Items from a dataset
__________________________________________________
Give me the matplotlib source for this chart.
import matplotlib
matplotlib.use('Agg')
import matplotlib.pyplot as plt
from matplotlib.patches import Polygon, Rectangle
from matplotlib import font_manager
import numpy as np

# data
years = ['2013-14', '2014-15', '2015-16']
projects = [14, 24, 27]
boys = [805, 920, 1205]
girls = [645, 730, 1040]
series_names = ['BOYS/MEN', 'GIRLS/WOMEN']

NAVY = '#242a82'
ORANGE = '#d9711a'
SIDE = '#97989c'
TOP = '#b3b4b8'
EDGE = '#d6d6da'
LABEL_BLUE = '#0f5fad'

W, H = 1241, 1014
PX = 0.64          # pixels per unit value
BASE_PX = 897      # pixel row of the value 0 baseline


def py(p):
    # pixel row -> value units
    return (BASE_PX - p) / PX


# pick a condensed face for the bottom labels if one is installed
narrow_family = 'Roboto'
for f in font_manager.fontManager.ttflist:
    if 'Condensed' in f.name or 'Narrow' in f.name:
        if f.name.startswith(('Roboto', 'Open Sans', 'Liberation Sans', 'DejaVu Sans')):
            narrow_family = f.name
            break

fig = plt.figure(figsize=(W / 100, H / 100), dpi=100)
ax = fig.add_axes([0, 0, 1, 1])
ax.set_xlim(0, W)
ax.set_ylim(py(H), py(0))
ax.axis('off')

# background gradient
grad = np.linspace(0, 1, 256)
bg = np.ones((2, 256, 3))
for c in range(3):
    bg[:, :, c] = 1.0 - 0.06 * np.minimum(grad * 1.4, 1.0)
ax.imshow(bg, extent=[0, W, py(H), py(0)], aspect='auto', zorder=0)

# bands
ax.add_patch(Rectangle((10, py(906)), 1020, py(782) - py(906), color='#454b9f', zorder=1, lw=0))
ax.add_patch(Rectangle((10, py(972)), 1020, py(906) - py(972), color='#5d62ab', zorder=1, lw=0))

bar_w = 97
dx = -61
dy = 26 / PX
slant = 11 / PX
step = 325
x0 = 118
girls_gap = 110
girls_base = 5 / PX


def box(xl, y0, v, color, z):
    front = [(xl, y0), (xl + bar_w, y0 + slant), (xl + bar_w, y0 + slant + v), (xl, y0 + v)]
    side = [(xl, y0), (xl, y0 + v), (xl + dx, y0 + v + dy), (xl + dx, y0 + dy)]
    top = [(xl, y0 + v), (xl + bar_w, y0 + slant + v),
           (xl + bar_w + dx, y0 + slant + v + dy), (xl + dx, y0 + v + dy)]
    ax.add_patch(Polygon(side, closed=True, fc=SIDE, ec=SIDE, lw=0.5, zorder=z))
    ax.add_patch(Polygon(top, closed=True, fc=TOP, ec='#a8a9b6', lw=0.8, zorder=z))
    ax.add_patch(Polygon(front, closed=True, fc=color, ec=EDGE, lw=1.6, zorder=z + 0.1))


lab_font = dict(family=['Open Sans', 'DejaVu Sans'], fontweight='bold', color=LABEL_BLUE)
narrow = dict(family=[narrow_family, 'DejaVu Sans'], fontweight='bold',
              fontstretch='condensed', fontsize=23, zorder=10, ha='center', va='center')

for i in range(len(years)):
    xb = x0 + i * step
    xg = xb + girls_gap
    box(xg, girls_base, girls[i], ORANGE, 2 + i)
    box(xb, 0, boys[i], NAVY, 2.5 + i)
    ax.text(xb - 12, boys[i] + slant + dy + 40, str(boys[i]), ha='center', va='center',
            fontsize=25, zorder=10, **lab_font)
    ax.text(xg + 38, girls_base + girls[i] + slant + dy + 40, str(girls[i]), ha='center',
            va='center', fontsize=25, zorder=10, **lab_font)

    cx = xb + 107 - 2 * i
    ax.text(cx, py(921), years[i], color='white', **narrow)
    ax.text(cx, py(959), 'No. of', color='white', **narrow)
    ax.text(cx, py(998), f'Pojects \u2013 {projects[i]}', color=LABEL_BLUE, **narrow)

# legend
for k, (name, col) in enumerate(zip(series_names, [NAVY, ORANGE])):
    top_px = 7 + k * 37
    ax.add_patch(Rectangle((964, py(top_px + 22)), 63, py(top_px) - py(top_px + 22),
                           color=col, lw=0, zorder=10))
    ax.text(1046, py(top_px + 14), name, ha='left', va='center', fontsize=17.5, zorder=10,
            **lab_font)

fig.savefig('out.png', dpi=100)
__________________________________________________
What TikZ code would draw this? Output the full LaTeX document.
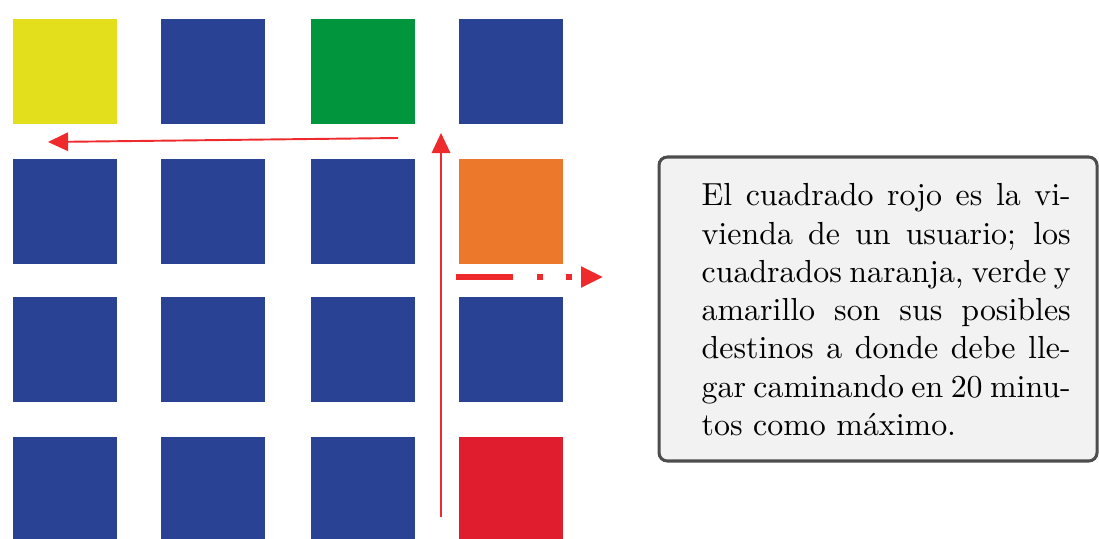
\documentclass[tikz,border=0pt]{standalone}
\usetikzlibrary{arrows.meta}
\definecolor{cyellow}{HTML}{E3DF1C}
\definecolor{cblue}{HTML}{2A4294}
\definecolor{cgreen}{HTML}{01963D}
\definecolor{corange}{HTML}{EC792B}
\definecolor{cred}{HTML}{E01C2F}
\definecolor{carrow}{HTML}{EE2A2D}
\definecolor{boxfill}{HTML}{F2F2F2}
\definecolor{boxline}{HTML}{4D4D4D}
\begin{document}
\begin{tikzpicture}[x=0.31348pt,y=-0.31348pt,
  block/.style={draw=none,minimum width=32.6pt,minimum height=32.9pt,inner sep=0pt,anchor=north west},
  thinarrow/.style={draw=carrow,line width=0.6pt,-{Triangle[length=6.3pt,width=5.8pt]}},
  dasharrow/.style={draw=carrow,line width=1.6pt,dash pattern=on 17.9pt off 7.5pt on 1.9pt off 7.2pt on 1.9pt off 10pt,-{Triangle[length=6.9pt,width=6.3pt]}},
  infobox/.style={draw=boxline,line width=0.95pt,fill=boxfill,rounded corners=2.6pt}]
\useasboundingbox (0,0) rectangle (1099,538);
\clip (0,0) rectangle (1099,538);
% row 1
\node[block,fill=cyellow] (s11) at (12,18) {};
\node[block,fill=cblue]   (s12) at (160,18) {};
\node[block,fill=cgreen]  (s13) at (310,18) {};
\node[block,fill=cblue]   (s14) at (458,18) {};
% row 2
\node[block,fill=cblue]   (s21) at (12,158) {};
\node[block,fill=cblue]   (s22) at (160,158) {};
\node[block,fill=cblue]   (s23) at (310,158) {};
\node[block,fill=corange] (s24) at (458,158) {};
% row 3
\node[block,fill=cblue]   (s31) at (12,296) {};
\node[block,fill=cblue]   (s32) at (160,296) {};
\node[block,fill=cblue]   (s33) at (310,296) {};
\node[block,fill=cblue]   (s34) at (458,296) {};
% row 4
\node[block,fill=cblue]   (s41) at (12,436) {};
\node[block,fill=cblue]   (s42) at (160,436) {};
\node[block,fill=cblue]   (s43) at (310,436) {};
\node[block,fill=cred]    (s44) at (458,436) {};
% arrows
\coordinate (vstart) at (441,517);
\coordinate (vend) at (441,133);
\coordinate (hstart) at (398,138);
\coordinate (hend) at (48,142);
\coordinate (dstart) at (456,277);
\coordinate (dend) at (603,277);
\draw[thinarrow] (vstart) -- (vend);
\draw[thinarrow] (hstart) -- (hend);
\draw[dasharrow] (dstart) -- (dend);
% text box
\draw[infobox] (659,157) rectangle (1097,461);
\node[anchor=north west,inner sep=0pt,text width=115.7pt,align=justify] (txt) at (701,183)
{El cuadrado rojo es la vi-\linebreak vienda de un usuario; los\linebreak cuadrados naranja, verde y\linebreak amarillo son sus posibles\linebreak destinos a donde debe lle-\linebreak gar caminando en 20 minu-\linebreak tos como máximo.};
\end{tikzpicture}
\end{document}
__________________________________________________
▶ _Problem to work on_
Extract and output the part that opens with the line containing "Give me the matplotlib source for this chart." and closes with the line containing "py(0)], aspect='auto', zorder=0)", unchanged, ends included.

▶ _Output of the task_
Give me the matplotlib source for this chart.
import matplotlib
matplotlib.use('Agg')
import matplotlib.pyplot as plt
from matplotlib.patches import Polygon, Rectangle
from matplotlib import font_manager
import numpy as np

# data
years = ['2013-14', '2014-15', '2015-16']
projects = [14, 24, 27]
boys = [805, 920, 1205]
girls = [645, 730, 1040]
series_names = ['BOYS/MEN', 'GIRLS/WOMEN']

NAVY = '#242a82'
ORANGE = '#d9711a'
SIDE = '#97989c'
TOP = '#b3b4b8'
EDGE = '#d6d6da'
LABEL_BLUE = '#0f5fad'

W, H = 1241, 1014
PX = 0.64          # pixels per unit value
BASE_PX = 897      # pixel row of the value 0 baseline


def py(p):
    # pixel row -> value units
    return (BASE_PX - p) / PX


# pick a condensed face for the bottom labels if one is installed
narrow_family = 'Roboto'
for f in font_manager.fontManager.ttflist:
    if 'Condensed' in f.name or 'Narrow' in f.name:
        if f.name.startswith(('Roboto', 'Open Sans', 'Liberation Sans', 'DejaVu Sans')):
            narrow_family = f.name
            break

fig = plt.figure(figsize=(W / 100, H / 100), dpi=100)
ax = fig.add_axes([0, 0, 1, 1])
ax.set_xlim(0, W)
ax.set_ylim(py(H), py(0))
ax.axis('off')

# background gradient
grad = np.linspace(0, 1, 256)
bg = np.ones((2, 256, 3))
for c in range(3):
    bg[:, :, c] = 1.0 - 0.06 * np.minimum(grad * 1.4, 1.0)
ax.imshow(bg, extent=[0, W, py(H), py(0)], aspect='auto', zorder=0)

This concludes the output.